Your instructions ▸
Without the pictures, repeat the listing character for character.

-- BEGIN Material for this exercise --

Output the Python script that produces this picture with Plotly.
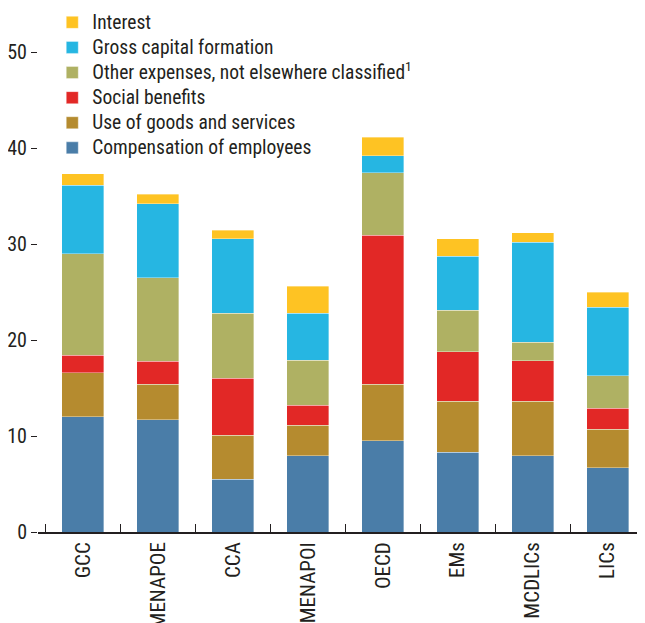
# Stacked bars of government expenditure by component, per region group

import plotly.graph_objects as go

regions = ["GCC", "MENAPOE", "CCA", "MENAPOI", "OECD", "EMs", "MCDLICs", "LICs"]

compensation = [12.0, 11.7, 5.5, 7.95, 9.5, 8.3, 7.95, 6.7]
goods_services = [4.6, 3.7, 4.6, 3.15, 5.9, 5.3, 5.65, 4.0]
social_benefits = [1.8, 2.4, 5.9, 2.1, 15.5, 5.2, 4.25, 2.2]
other_expenses = [10.6, 8.7, 6.8, 4.7, 6.5, 4.3, 1.9, 3.4]
capital_formation = [7.1, 7.7, 7.75, 4.9, 1.8, 5.6, 10.45, 7.1]
interest = [1.2, 1.0, 0.9, 2.8, 1.9, 1.85, 0.95, 1.6]

series = [
    ("Compensation of employees", compensation, "#4A7DA8"),
    ("Use of goods and services", goods_services, "#B58B2F"),
    ("Social benefits", social_benefits, "#E22826"),
    ("Other expenses, not elsewhere classified<sup>1</sup>", other_expenses, "#AFB163"),
    ("Gross capital formation", capital_formation, "#26B6E2"),
    ("Interest", interest, "#FEC323"),
]

fig = go.Figure()
for name, vals, color in series:
    # legend rows are spaced by the legend font size, so the text itself is set a bit larger
    fig.add_trace(go.Bar(
        x=regions, y=vals,
        name='<span style="font-size:19.5px">' + name + '</span>',
        marker=dict(color=color, line=dict(color="rgba(255,255,255,0.6)", width=0.6)),
    ))

font_family = "Liberation Sans Narrow, Arial Narrow, Roboto Condensed, Liberation Sans, sans-serif"

# page body has an 8px margin, so the figure is a bit smaller than the window
fig.update_layout(
    barmode="stack",
    bargap=0.44,
    width=637, height=615,
    margin=dict(l=30, r=0, t=2, b=91, autoexpand=False),
    plot_bgcolor="white", paper_bgcolor="white",
    font=dict(family=font_family, size=19, color="#231F20"),
    showlegend=True,
    legend=dict(
        traceorder="reversed",
        x=0.0235, y=1.01, xanchor="left", yanchor="top",
        font=dict(size=17),
        bgcolor="rgba(0,0,0,0)", tracegroupgap=0,
    ),
    xaxis=dict(
        range=[-0.6, 7.5], automargin=False,
        showline=True, linecolor="#231F20", linewidth=1.5,
        ticks="inside", tickson="boundaries", ticklen=8, tickcolor="#231F20",
        tickangle=-90, tickfont=dict(size=21),
    ),
    yaxis=dict(
        range=[0, 54.375], automargin=False,
        tickvals=[0, 10, 20, 30, 40, 50],
        ticks="outside", ticklen=6, tickcolor="#231F20",
        showgrid=False, zeroline=False, showline=False,
        tickfont=dict(size=20),
    ),
)

fig.write_html("out.html")
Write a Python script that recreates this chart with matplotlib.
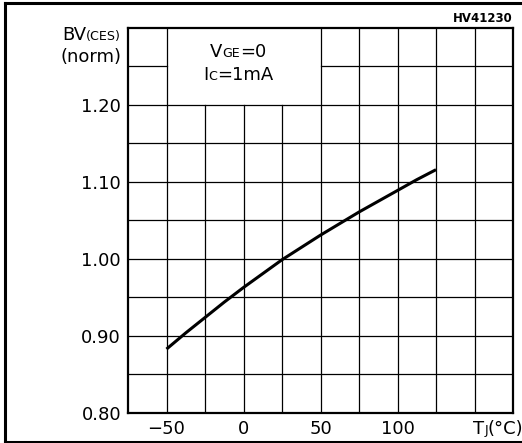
import numpy as np
import matplotlib
matplotlib.use("Agg")
import matplotlib.pyplot as plt
from matplotlib.lines import Line2D
from matplotlib.offsetbox import TextArea, HPacker, AnchoredOffsetbox

# normalized breakdown voltage vs junction temperature
tj = [-50, -37.5, -25, -12.5, 0, 12.5, 25, 37.5, 50, 62.5, 75, 87.5, 100, 112.5, 125]
bv_norm = [0.883, 0.904, 0.924, 0.944, 0.963, 0.981, 0.999, 1.015, 1.031,
           1.046, 1.061, 1.075, 1.089, 1.103, 1.116]

x_ticks = [-50, 0, 50, 100]
x_ticklabels = ["\u221250", "0", "50", "100"]
y_ticks = [0.80, 0.90, 1.00, 1.10, 1.20]
y_ticklabels = ["0.80", "0.90", "1.00", "1.10", "1.20"]

W, H = 522, 443
fig = plt.figure(figsize=(W / 100, H / 100), dpi=100)
ax = fig.add_axes([128 / W, 1 - 413 / H, 385 / W, 385 / H])

xmin, xmax = -75, 175
ymin, ymax = 0.80, 1.30
ax.set_xlim(xmin, xmax)
ax.set_ylim(ymin, ymax)

# grid, drawn by hand so the condition box can stay clear
gx = np.arange(xmin + 25, xmax, 25)
gy = np.arange(ymin + 0.05, ymax - 0.001, 0.05)
box_x0, box_x1, box_y0 = -50, 50, 1.20
for x in gx:
    top = box_y0 if box_x0 < x < box_x1 else ymax
    ax.plot([x, x], [ymin, top], color="black", lw=0.9, zorder=1)
for y in gy:
    if y > box_y0 + 0.001:
        ax.plot([xmin, box_x0], [y, y], color="black", lw=0.9, zorder=1)
        ax.plot([box_x1, xmax], [y, y], color="black", lw=0.9, zorder=1)
    else:
        ax.plot([xmin, xmax], [y, y], color="black", lw=0.9, zorder=1)

ax.plot(tj, bv_norm, color="black", lw=2.2, solid_capstyle="butt", zorder=3)

for s in ax.spines.values():
    s.set_linewidth(1.6)
ax.tick_params(length=0, labelsize=13, pad=5)
ax.set_xticks(x_ticks)
ax.set_xticklabels(x_ticklabels)
ax.set_yticks(y_ticks)
ax.set_yticklabels(y_ticklabels)


def mixed(parts, size):
    areas = [TextArea(t, textprops=dict(fontsize=size * (0.7 if small else 1.0),
                                        color="black"))
             for t, small in parts]
    return HPacker(children=areas, align="baseline", pad=0, sep=0)


def place(box, x, y, loc):
    ab = AnchoredOffsetbox(loc=loc, child=box, pad=0, borderpad=0, frameon=False,
                           bbox_to_anchor=(x / W, 1 - y / H),
                           bbox_transform=fig.transFigure)
    fig.add_artist(ab)


# test conditions
place(mixed([("V", False), ("GE", True), ("=0", False)], 13), 238, 61, "lower center")
place(mixed([("I", False), ("C", True), ("=1mA", False)], 13), 238, 84, "lower center")

# axis titles
place(mixed([("BV", False), ("(CES)", True)], 13), 121, 44, "lower right")
fig.text(122 / W, 1 - 62 / H, "(norm)", fontsize=13, ha="right", va="baseline")
place(mixed([("T", False), ("J", True), ("(\u00b0C)", False)], 13), 473, 438, "lower left")

fig.text(513 / W, 1 - 22 / H, "HV41230", fontsize=8.5, ha="right", va="baseline",
         fontweight="bold")

# outer frame
for xs, ys in [((5, W), (3, 3)), ((5, 5), (3, 442)), ((5, W), (442, 442))]:
    fig.add_artist(Line2D([x / W for x in xs], [1 - y / H for y in ys],
                          color="black", lw=2.2, transform=fig.transFigure))

fig.savefig("out.png", dpi=100)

-- END Material for this exercise --

Worked answer ▸
Output the Python script that produces this picture with Plotly.
# Stacked bars of government expenditure by component, per region group

import plotly.graph_objects as go

regions = ["GCC", "MENAPOE", "CCA", "MENAPOI", "OECD", "EMs", "MCDLICs", "LICs"]

compensation = [12.0, 11.7, 5.5, 7.95, 9.5, 8.3, 7.95, 6.7]
goods_services = [4.6, 3.7, 4.6, 3.15, 5.9, 5.3, 5.65, 4.0]
social_benefits = [1.8, 2.4, 5.9, 2.1, 15.5, 5.2, 4.25, 2.2]
other_expenses = [10.6, 8.7, 6.8, 4.7, 6.5, 4.3, 1.9, 3.4]
capital_formation = [7.1, 7.7, 7.75, 4.9, 1.8, 5.6, 10.45, 7.1]
interest = [1.2, 1.0, 0.9, 2.8, 1.9, 1.85, 0.95, 1.6]

series = [
    ("Compensation of employees", compensation, "#4A7DA8"),
    ("Use of goods and services", goods_services, "#B58B2F"),
    ("Social benefits", social_benefits, "#E22826"),
    ("Other expenses, not elsewhere classified<sup>1</sup>", other_expenses, "#AFB163"),
    ("Gross capital formation", capital_formation, "#26B6E2"),
    ("Interest", interest, "#FEC323"),
]

fig = go.Figure()
for name, vals, color in series:
    # legend rows are spaced by the legend font size, so the text itself is set a bit larger
    fig.add_trace(go.Bar(
        x=regions, y=vals,
        name='<span style="font-size:19.5px">' + name + '</span>',
        marker=dict(color=color, line=dict(color="rgba(255,255,255,0.6)", width=0.6)),
    ))

font_family = "Liberation Sans Narrow, Arial Narrow, Roboto Condensed, Liberation Sans, sans-serif"

# page body has an 8px margin, so the figure is a bit smaller than the window
fig.update_layout(
    barmode="stack",
    bargap=0.44,
    width=637, height=615,
    margin=dict(l=30, r=0, t=2, b=91, autoexpand=False),
    plot_bgcolor="white", paper_bgcolor="white",
    font=dict(family=font_family, size=19, color="#231F20"),
    showlegend=True,
    legend=dict(
        traceorder="reversed",
        x=0.0235, y=1.01, xanchor="left", yanchor="top",
        font=dict(size=17),
        bgcolor="rgba(0,0,0,0)", tracegroupgap=0,
    ),
    xaxis=dict(
        range=[-0.6, 7.5], automargin=False,
        showline=True, linecolor="#231F20", linewidth=1.5,
        ticks="inside", tickson="boundaries", ticklen=8, tickcolor="#231F20",
        tickangle=-90, tickfont=dict(size=21),
    ),
    yaxis=dict(
        range=[0, 54.375], automargin=False,
        tickvals=[0, 10, 20, 30, 40, 50],
        ticks="outside", ticklen=6, tickcolor="#231F20",
        showgrid=False, zeroline=False, showline=False,
        tickfont=dict(size=20),
    ),
)

fig.write_html("out.html")
Write a Python script that recreates this chart with matplotlib.
import numpy as np
import matplotlib
matplotlib.use("Agg")
import matplotlib.pyplot as plt
from matplotlib.lines import Line2D
from matplotlib.offsetbox import TextArea, HPacker, AnchoredOffsetbox

# normalized breakdown voltage vs junction temperature
tj = [-50, -37.5, -25, -12.5, 0, 12.5, 25, 37.5, 50, 62.5, 75, 87.5, 100, 112.5, 125]
bv_norm = [0.883, 0.904, 0.924, 0.944, 0.963, 0.981, 0.999, 1.015, 1.031,
           1.046, 1.061, 1.075, 1.089, 1.103, 1.116]

x_ticks = [-50, 0, 50, 100]
x_ticklabels = ["\u221250", "0", "50", "100"]
y_ticks = [0.80, 0.90, 1.00, 1.10, 1.20]
y_ticklabels = ["0.80", "0.90", "1.00", "1.10", "1.20"]

W, H = 522, 443
fig = plt.figure(figsize=(W / 100, H / 100), dpi=100)
ax = fig.add_axes([128 / W, 1 - 413 / H, 385 / W, 385 / H])

xmin, xmax = -75, 175
ymin, ymax = 0.80, 1.30
ax.set_xlim(xmin, xmax)
ax.set_ylim(ymin, ymax)

# grid, drawn by hand so the condition box can stay clear
gx = np.arange(xmin + 25, xmax, 25)
gy = np.arange(ymin + 0.05, ymax - 0.001, 0.05)
box_x0, box_x1, box_y0 = -50, 50, 1.20
for x in gx:
    top = box_y0 if box_x0 < x < box_x1 else ymax
    ax.plot([x, x], [ymin, top], color="black", lw=0.9, zorder=1)
for y in gy:
    if y > box_y0 + 0.001:
        ax.plot([xmin, box_x0], [y, y], color="black", lw=0.9, zorder=1)
        ax.plot([box_x1, xmax], [y, y], color="black", lw=0.9, zorder=1)
    else:
        ax.plot([xmin, xmax], [y, y], color="black", lw=0.9, zorder=1)

ax.plot(tj, bv_norm, color="black", lw=2.2, solid_capstyle="butt", zorder=3)

for s in ax.spines.values():
    s.set_linewidth(1.6)
ax.tick_params(length=0, labelsize=13, pad=5)
ax.set_xticks(x_ticks)
ax.set_xticklabels(x_ticklabels)
ax.set_yticks(y_ticks)
ax.set_yticklabels(y_ticklabels)


def mixed(parts, size):
    areas = [TextArea(t, textprops=dict(fontsize=size * (0.7 if small else 1.0),
                                        color="black"))
             for t, small in parts]
    return HPacker(children=areas, align="baseline", pad=0, sep=0)


def place(box, x, y, loc):
    ab = AnchoredOffsetbox(loc=loc, child=box, pad=0, borderpad=0, frameon=False,
                           bbox_to_anchor=(x / W, 1 - y / H),
                           bbox_transform=fig.transFigure)
    fig.add_artist(ab)


# test conditions
place(mixed([("V", False), ("GE", True), ("=0", False)], 13), 238, 61, "lower center")
place(mixed([("I", False), ("C", True), ("=1mA", False)], 13), 238, 84, "lower center")

# axis titles
place(mixed([("BV", False), ("(CES)", True)], 13), 121, 44, "lower right")
fig.text(122 / W, 1 - 62 / H, "(norm)", fontsize=13, ha="right", va="baseline")
place(mixed([("T", False), ("J", True), ("(\u00b0C)", False)], 13), 473, 438, "lower left")

fig.text(513 / W, 1 - 22 / H, "HV41230", fontsize=8.5, ha="right", va="baseline",
         fontweight="bold")

# outer frame
for xs, ys in [((5, W), (3, 3)), ((5, 5), (3, 442)), ((5, W), (442, 442))]:
    fig.add_artist(Line2D([x / W for x in xs], [1 - y / H for y in ys],
                          color="black", lw=2.2, transform=fig.transFigure))

fig.savefig("out.png", dpi=100)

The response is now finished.